What the task asks:
Write out the material again word for word, dropping any images it holds.

== == ==

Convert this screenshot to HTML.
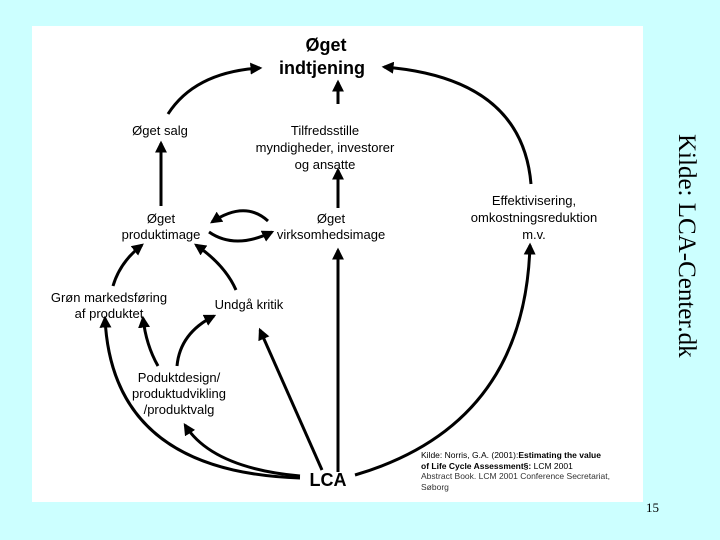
<!DOCTYPE html>
<html><head><meta charset="utf-8"><style>
html,body{margin:0;padding:0;background:#ccffff;}
svg{display:block}
</style></head><body>
<svg width="720" height="540" viewBox="0 0 720 540" xmlns="http://www.w3.org/2000/svg">
<defs>
<marker id="a" viewBox="0 0 10 10" refX="8" refY="5" markerWidth="4" markerHeight="4" orient="auto" markerUnits="strokeWidth">
<path d="M0,0 L10,5 L0,10 z" fill="#000"/></marker>
</defs>
<rect x="0" y="0" width="720" height="540" fill="#ccffff"/>
<rect x="32" y="26" width="611" height="476" fill="#fff"/>
<g stroke="#000" stroke-width="3" fill="none" marker-end="url(#a)">
<path d="M168,114 Q195,72 260,68"/>
<path d="M531,184 Q522,78 384,67"/>
<path d="M338,104 L338,82"/>
<path d="M338,208 L338,170"/>
<path d="M161,206 L161,143"/>
<path d="M338,472 L338,250"/>
<path d="M268,221 Q245,200 212,222"/>
<path d="M209,232 Q235,250 272,232"/>
<path d="M113,286 Q120,262 142,245"/>
<path d="M236,290 Q225,265 196,245"/>
<path d="M322,470 L260,330"/>
<path d="M355,475 Q525,425 530,245"/>
<path d="M300,478 Q112,472 105,318"/>
<path d="M300,476 Q212,468 185,425"/>
<path d="M158,366 Q146,345 143,318"/>
<path d="M177,366 Q180,333 214,316"/>
</g>
<g font-family="Liberation Sans, DejaVu Sans, sans-serif" fill="#000" text-anchor="middle">
<text x="326" y="51" font-size="18" font-weight="bold">Øget</text>
<text x="322" y="74" font-size="18" font-weight="bold">indtjening</text>
<text x="160" y="135" font-size="13">Øget salg</text>
<text x="325" y="135" font-size="13">Tilfredsstille</text>
<text x="325" y="152" font-size="13">myndigheder, investorer</text>
<text x="325" y="169" font-size="13">og ansatte</text>
<text x="534" y="205" font-size="13">Effektivisering,</text>
<text x="534" y="222" font-size="13">omkostningsreduktion</text>
<text x="534" y="239" font-size="13">m.v.</text>
<text x="161" y="223" font-size="13">Øget</text>
<text x="161" y="239" font-size="13">produktimage</text>
<text x="331" y="223" font-size="13">Øget</text>
<text x="331" y="239" font-size="13">virksomhedsimage</text>
<text x="109" y="302" font-size="13">Grøn markedsføring</text>
<text x="109" y="318" font-size="13">af produktet</text>
<text x="249" y="309" font-size="13">Undgå kritik</text>
<text x="179" y="382" font-size="13">Poduktdesign/</text>
<text x="179" y="398" font-size="13">produktudvikling</text>
<text x="179" y="414" font-size="13">/produktvalg</text>
<text x="328" y="486" font-size="18" font-weight="bold">LCA</text>
</g>
<g font-family="Liberation Sans, DejaVu Sans, sans-serif" font-size="8.5" fill="#000">
<text x="421" y="458">Kilde: Norris, G.A. (2001):<tspan font-weight="bold">Estimating the value</tspan></text>
<text x="421" y="469"><tspan font-weight="bold">of Life Cycle Assessment§:</tspan> LCM 2001</text>
<text x="421" y="479" fill="#333">Abstract Book. LCM 2001 Conference Secretariat,</text>
<text x="421" y="490" fill="#333">Søborg</text>
</g>
<text x="646" y="512" font-family="Liberation Serif, serif" font-size="13">15</text>
<text transform="translate(679,134) rotate(90)" font-family="Liberation Serif, serif" font-size="25" fill="#000">Kilde:  LCA-Center.dk</text>
</svg>
</body></html>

== == ==

Task answer:
Convert this screenshot to HTML.
<!DOCTYPE html>
<html><head><meta charset="utf-8"><style>
html,body{margin:0;padding:0;background:#ccffff;}
svg{display:block}
</style></head><body>
<svg width="720" height="540" viewBox="0 0 720 540" xmlns="http://www.w3.org/2000/svg">
<defs>
<marker id="a" viewBox="0 0 10 10" refX="8" refY="5" markerWidth="4" markerHeight="4" orient="auto" markerUnits="strokeWidth">
<path d="M0,0 L10,5 L0,10 z" fill="#000"/></marker>
</defs>
<rect x="0" y="0" width="720" height="540" fill="#ccffff"/>
<rect x="32" y="26" width="611" height="476" fill="#fff"/>
<g stroke="#000" stroke-width="3" fill="none" marker-end="url(#a)">
<path d="M168,114 Q195,72 260,68"/>
<path d="M531,184 Q522,78 384,67"/>
<path d="M338,104 L338,82"/>
<path d="M338,208 L338,170"/>
<path d="M161,206 L161,143"/>
<path d="M338,472 L338,250"/>
<path d="M268,221 Q245,200 212,222"/>
<path d="M209,232 Q235,250 272,232"/>
<path d="M113,286 Q120,262 142,245"/>
<path d="M236,290 Q225,265 196,245"/>
<path d="M322,470 L260,330"/>
<path d="M355,475 Q525,425 530,245"/>
<path d="M300,478 Q112,472 105,318"/>
<path d="M300,476 Q212,468 185,425"/>
<path d="M158,366 Q146,345 143,318"/>
<path d="M177,366 Q180,333 214,316"/>
</g>
<g font-family="Liberation Sans, DejaVu Sans, sans-serif" fill="#000" text-anchor="middle">
<text x="326" y="51" font-size="18" font-weight="bold">Øget</text>
<text x="322" y="74" font-size="18" font-weight="bold">indtjening</text>
<text x="160" y="135" font-size="13">Øget salg</text>
<text x="325" y="135" font-size="13">Tilfredsstille</text>
<text x="325" y="152" font-size="13">myndigheder, investorer</text>
<text x="325" y="169" font-size="13">og ansatte</text>
<text x="534" y="205" font-size="13">Effektivisering,</text>
<text x="534" y="222" font-size="13">omkostningsreduktion</text>
<text x="534" y="239" font-size="13">m.v.</text>
<text x="161" y="223" font-size="13">Øget</text>
<text x="161" y="239" font-size="13">produktimage</text>
<text x="331" y="223" font-size="13">Øget</text>
<text x="331" y="239" font-size="13">virksomhedsimage</text>
<text x="109" y="302" font-size="13">Grøn markedsføring</text>
<text x="109" y="318" font-size="13">af produktet</text>
<text x="249" y="309" font-size="13">Undgå kritik</text>
<text x="179" y="382" font-size="13">Poduktdesign/</text>
<text x="179" y="398" font-size="13">produktudvikling</text>
<text x="179" y="414" font-size="13">/produktvalg</text>
<text x="328" y="486" font-size="18" font-weight="bold">LCA</text>
</g>
<g font-family="Liberation Sans, DejaVu Sans, sans-serif" font-size="8.5" fill="#000">
<text x="421" y="458">Kilde: Norris, G.A. (2001):<tspan font-weight="bold">Estimating the value</tspan></text>
<text x="421" y="469"><tspan font-weight="bold">of Life Cycle Assessment§:</tspan> LCM 2001</text>
<text x="421" y="479" fill="#333">Abstract Book. LCM 2001 Conference Secretariat,</text>
<text x="421" y="490" fill="#333">Søborg</text>
</g>
<text x="646" y="512" font-family="Liberation Serif, serif" font-size="13">15</text>
<text transform="translate(679,134) rotate(90)" font-family="Liberation Serif, serif" font-size="25" fill="#000">Kilde:  LCA-Center.dk</text>
</svg>
</body></html>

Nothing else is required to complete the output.